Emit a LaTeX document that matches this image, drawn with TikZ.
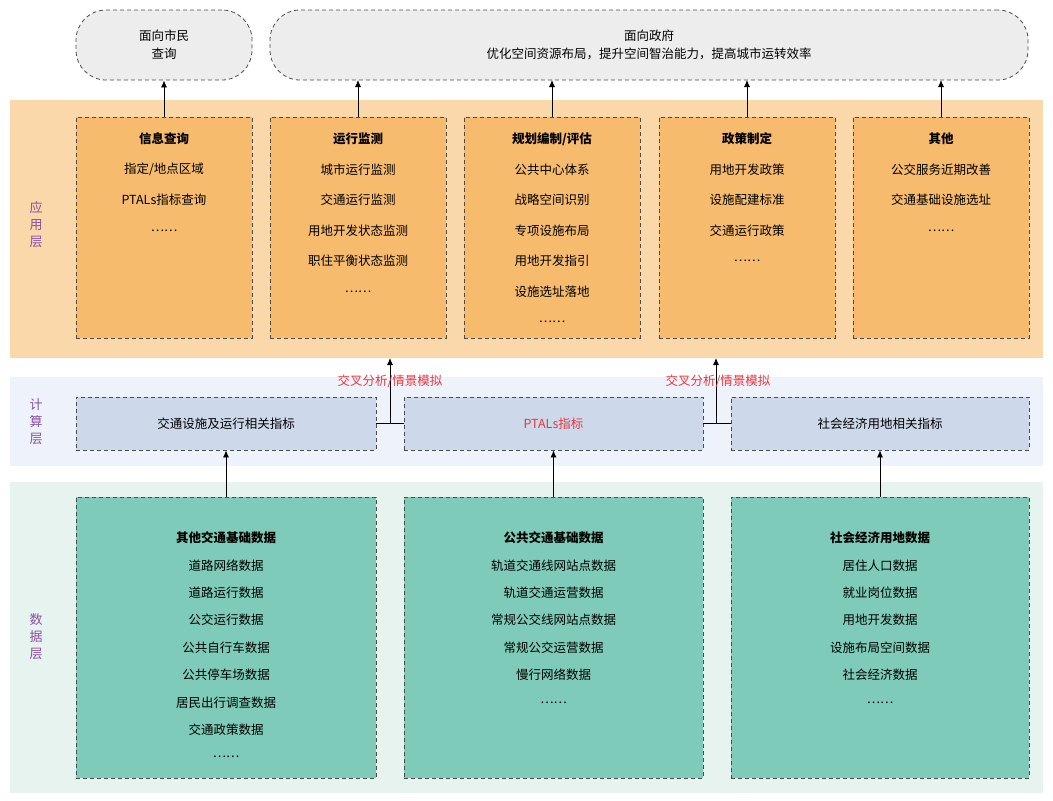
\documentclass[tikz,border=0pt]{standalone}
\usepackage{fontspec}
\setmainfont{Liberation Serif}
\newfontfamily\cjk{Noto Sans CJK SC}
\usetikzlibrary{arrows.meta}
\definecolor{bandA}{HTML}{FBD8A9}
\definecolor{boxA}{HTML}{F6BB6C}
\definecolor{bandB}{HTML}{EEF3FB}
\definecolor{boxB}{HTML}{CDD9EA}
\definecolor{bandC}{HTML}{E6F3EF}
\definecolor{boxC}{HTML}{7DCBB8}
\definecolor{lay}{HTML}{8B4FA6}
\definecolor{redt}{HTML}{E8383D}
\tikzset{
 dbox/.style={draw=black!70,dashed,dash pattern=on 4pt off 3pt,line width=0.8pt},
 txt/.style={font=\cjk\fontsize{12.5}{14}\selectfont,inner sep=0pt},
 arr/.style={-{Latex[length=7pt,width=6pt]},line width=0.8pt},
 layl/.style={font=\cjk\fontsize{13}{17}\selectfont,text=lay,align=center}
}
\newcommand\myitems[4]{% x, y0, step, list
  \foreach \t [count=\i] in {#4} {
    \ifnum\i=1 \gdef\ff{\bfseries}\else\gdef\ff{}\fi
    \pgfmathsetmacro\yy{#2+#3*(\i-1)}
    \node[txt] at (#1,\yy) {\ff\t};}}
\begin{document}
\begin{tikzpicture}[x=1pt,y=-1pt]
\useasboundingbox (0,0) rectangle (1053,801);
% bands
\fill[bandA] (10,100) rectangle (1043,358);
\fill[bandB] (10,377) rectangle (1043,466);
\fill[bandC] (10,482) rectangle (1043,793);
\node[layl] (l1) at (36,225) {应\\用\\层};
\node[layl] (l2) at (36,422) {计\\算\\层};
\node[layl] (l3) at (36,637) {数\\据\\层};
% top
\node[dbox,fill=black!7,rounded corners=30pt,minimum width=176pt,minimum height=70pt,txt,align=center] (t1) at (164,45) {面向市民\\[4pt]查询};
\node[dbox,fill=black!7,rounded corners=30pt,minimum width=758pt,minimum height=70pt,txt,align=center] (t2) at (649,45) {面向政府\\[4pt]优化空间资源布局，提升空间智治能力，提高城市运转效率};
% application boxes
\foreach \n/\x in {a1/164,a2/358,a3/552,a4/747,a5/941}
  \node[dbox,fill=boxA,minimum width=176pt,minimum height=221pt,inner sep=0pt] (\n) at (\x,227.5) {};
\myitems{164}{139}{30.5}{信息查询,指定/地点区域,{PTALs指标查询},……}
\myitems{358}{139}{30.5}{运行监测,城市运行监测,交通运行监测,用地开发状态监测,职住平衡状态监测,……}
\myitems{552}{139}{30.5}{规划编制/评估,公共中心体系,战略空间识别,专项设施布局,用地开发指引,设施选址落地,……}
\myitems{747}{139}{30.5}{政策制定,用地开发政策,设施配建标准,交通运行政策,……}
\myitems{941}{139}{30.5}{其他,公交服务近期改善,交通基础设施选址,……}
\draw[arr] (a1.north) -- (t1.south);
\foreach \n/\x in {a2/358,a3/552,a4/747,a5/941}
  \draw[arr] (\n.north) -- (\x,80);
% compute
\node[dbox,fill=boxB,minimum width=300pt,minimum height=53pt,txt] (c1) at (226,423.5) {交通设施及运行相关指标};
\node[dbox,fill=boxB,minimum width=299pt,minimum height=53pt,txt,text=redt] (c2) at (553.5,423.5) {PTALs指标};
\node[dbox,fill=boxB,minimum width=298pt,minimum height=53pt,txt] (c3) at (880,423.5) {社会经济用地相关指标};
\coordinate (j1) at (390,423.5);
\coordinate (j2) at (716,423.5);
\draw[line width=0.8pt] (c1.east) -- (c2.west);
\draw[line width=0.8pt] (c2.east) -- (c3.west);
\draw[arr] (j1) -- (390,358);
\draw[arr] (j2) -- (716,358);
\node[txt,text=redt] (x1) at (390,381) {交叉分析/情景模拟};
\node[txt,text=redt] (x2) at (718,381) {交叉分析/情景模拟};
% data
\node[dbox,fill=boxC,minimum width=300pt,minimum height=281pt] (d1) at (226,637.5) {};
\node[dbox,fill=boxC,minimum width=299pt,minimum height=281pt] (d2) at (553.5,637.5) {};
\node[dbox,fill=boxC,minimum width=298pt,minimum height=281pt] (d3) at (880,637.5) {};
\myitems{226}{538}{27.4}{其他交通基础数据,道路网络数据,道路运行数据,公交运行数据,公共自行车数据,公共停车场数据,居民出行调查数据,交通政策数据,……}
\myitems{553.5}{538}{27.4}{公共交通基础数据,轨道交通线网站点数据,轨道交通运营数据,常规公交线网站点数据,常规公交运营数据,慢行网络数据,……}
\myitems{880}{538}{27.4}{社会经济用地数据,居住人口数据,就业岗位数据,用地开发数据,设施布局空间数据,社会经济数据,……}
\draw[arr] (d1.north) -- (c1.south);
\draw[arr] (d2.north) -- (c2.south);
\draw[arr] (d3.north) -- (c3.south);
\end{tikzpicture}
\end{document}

▶ _Problem statement_
Exclude every picture and copy the remaining data exactly.

▶ _Written answer_
Emit a LaTeX document that matches this image, drawn with TikZ.
\documentclass[tikz,border=0pt]{standalone}
\usepackage{fontspec}
\setmainfont{Liberation Serif}
\newfontfamily\cjk{Noto Sans CJK SC}
\usetikzlibrary{arrows.meta}
\definecolor{bandA}{HTML}{FBD8A9}
\definecolor{boxA}{HTML}{F6BB6C}
\definecolor{bandB}{HTML}{EEF3FB}
\definecolor{boxB}{HTML}{CDD9EA}
\definecolor{bandC}{HTML}{E6F3EF}
\definecolor{boxC}{HTML}{7DCBB8}
\definecolor{lay}{HTML}{8B4FA6}
\definecolor{redt}{HTML}{E8383D}
\tikzset{
 dbox/.style={draw=black!70,dashed,dash pattern=on 4pt off 3pt,line width=0.8pt},
 txt/.style={font=\cjk\fontsize{12.5}{14}\selectfont,inner sep=0pt},
 arr/.style={-{Latex[length=7pt,width=6pt]},line width=0.8pt},
 layl/.style={font=\cjk\fontsize{13}{17}\selectfont,text=lay,align=center}
}
\newcommand\myitems[4]{% x, y0, step, list
  \foreach \t [count=\i] in {#4} {
    \ifnum\i=1 \gdef\ff{\bfseries}\else\gdef\ff{}\fi
    \pgfmathsetmacro\yy{#2+#3*(\i-1)}
    \node[txt] at (#1,\yy) {\ff\t};}}
\begin{document}
\begin{tikzpicture}[x=1pt,y=-1pt]
\useasboundingbox (0,0) rectangle (1053,801);
% bands
\fill[bandA] (10,100) rectangle (1043,358);
\fill[bandB] (10,377) rectangle (1043,466);
\fill[bandC] (10,482) rectangle (1043,793);
\node[layl] (l1) at (36,225) {应\\用\\层};
\node[layl] (l2) at (36,422) {计\\算\\层};
\node[layl] (l3) at (36,637) {数\\据\\层};
% top
\node[dbox,fill=black!7,rounded corners=30pt,minimum width=176pt,minimum height=70pt,txt,align=center] (t1) at (164,45) {面向市民\\[4pt]查询};
\node[dbox,fill=black!7,rounded corners=30pt,minimum width=758pt,minimum height=70pt,txt,align=center] (t2) at (649,45) {面向政府\\[4pt]优化空间资源布局，提升空间智治能力，提高城市运转效率};
% application boxes
\foreach \n/\x in {a1/164,a2/358,a3/552,a4/747,a5/941}
  \node[dbox,fill=boxA,minimum width=176pt,minimum height=221pt,inner sep=0pt] (\n) at (\x,227.5) {};
\myitems{164}{139}{30.5}{信息查询,指定/地点区域,{PTALs指标查询},……}
\myitems{358}{139}{30.5}{运行监测,城市运行监测,交通运行监测,用地开发状态监测,职住平衡状态监测,……}
\myitems{552}{139}{30.5}{规划编制/评估,公共中心体系,战略空间识别,专项设施布局,用地开发指引,设施选址落地,……}
\myitems{747}{139}{30.5}{政策制定,用地开发政策,设施配建标准,交通运行政策,……}
\myitems{941}{139}{30.5}{其他,公交服务近期改善,交通基础设施选址,……}
\draw[arr] (a1.north) -- (t1.south);
\foreach \n/\x in {a2/358,a3/552,a4/747,a5/941}
  \draw[arr] (\n.north) -- (\x,80);
% compute
\node[dbox,fill=boxB,minimum width=300pt,minimum height=53pt,txt] (c1) at (226,423.5) {交通设施及运行相关指标};
\node[dbox,fill=boxB,minimum width=299pt,minimum height=53pt,txt,text=redt] (c2) at (553.5,423.5) {PTALs指标};
\node[dbox,fill=boxB,minimum width=298pt,minimum height=53pt,txt] (c3) at (880,423.5) {社会经济用地相关指标};
\coordinate (j1) at (390,423.5);
\coordinate (j2) at (716,423.5);
\draw[line width=0.8pt] (c1.east) -- (c2.west);
\draw[line width=0.8pt] (c2.east) -- (c3.west);
\draw[arr] (j1) -- (390,358);
\draw[arr] (j2) -- (716,358);
\node[txt,text=redt] (x1) at (390,381) {交叉分析/情景模拟};
\node[txt,text=redt] (x2) at (718,381) {交叉分析/情景模拟};
% data
\node[dbox,fill=boxC,minimum width=300pt,minimum height=281pt] (d1) at (226,637.5) {};
\node[dbox,fill=boxC,minimum width=299pt,minimum height=281pt] (d2) at (553.5,637.5) {};
\node[dbox,fill=boxC,minimum width=298pt,minimum height=281pt] (d3) at (880,637.5) {};
\myitems{226}{538}{27.4}{其他交通基础数据,道路网络数据,道路运行数据,公交运行数据,公共自行车数据,公共停车场数据,居民出行调查数据,交通政策数据,……}
\myitems{553.5}{538}{27.4}{公共交通基础数据,轨道交通线网站点数据,轨道交通运营数据,常规公交线网站点数据,常规公交运营数据,慢行网络数据,……}
\myitems{880}{538}{27.4}{社会经济用地数据,居住人口数据,就业岗位数据,用地开发数据,设施布局空间数据,社会经济数据,……}
\draw[arr] (d1.north) -- (c1.south);
\draw[arr] (d2.north) -- (c2.south);
\draw[arr] (d3.north) -- (c3.south);
\end{tikzpicture}
\end{document}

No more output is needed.